As a catalyst for treating exhaust gas from such an internal-combustion engine (hereinafter referred to as an “exhaust gas purifying catalyst”), three-way catalysts (TWC) which can redox CO, THC, and NOx are used.
Examples of such three-way catalysts which are known include a structure prepared by supporting a precious metal on refractory oxide porous particles such as alumina porous particles which have a high surface area and coating, with the precious metal-supporting porous particles, a base material, for example, a monolith-type base material made of a refractory ceramic or a metal honeycomb structure to form a catalyst layer.
However, the bonding strength between a precious metal as a catalytically active component and a base material is not so strong, and the specific surface area of the base material itself is not so large. Therefore, even if it is intended to allow a base material to directly support a precious metal, it is difficult to support a sufficient amount of precious metal in a highly dispersed state. Therefore, in order to allow a sufficient amount of catalytically active component to be supported in a highly dispersed state on the surface of a base material, a precious metal has been supported by a particulate catalyst carrier having high specific surface area.
Examples of this type of catalyst carrier which is known include porous particles made of a refractory inorganic oxide such as a silica, alumina, and titania compounds. Among them, activated alumina made of a mixture of gamma phase alumina and delta phase alumina has a particularly high surface area and is an excellent material as a catalyst carrier.
Incidentally, since exhaust gas of motor vehicles or the like has a high gas flow rate, the exhaust gas has posed a problem that the exhaust gas is hardly diffused to a deep part of a catalyst layer, preventing sufficient catalyst performance from being exhibited. Therefore, in order to increase gas diffusibility to improve purifying performance, the following proposals have been made in which voids are formed in a catalyst layer.
For example, Patent Literature 1 (Japanese Patent Laid-Open No. 2002-191988) and Patent Literature 2 (Japanese Patent Laid-Open No. 2002-253968) propose a NOx storage reduction type catalyst in which a precious metal and a NOx storing agent are supported by a coating layer made of a porous structure provided with pores each having a specific pore size to thereby increase the gas diffusibility of exhaust gas to improve the purification efficiency of NOx.
Patent Literature 3 (Japanese Patent Laid-Open No. 2004-025013) discloses an exhaust gas purifying catalyst comprising a honeycomb-shaped base material and a catalyst coating layer formed on the surface of the base material, in which the catalyst coating layer contains at least a powder of an oxygen storage release material, has pores each having a central pore size of 0.1 μm or more, wherein the pore volume of the pores in the range of a central pore size of ±50% is 0.05 cc/g or more.

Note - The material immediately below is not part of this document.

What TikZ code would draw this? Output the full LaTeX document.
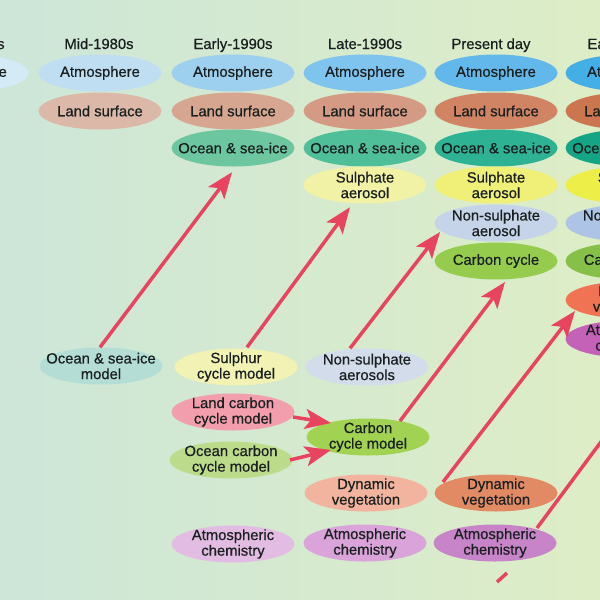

Patent Literature 4 (Japanese Patent Laid-Open No. 2006-110485) discloses, as an exhaust gas catalyst to increase the gas diffusibility of exhaust gas in a catalyst layer to thereby improve catalyst efficiency, an exhaust gas purifying catalyst comprising at least a carrier and a plurality of layers formed on the carrier, wherein at least one layer in the plurality of layers contains a catalytic component; the layer has voids; and the voids have an average diameter of 0.2 to 500 μm.
Further, as a method for forming large voids in a catalyst layer, there is disclosed a method of forming large voids by adding carbon particles, resin particles, and the like and burning out the carbon particles and resin particles caused by calcining. For example, Patent Literature 5 (Japanese Patent Laid-Open No. 2012-240027) discloses a method of creating voids each having the same shape as that of a carbon compound material by mixing catalyst particles and the carbon compound material together with a solvent to prepare a catalyst slurry and burning out the slurry in a subsequent step.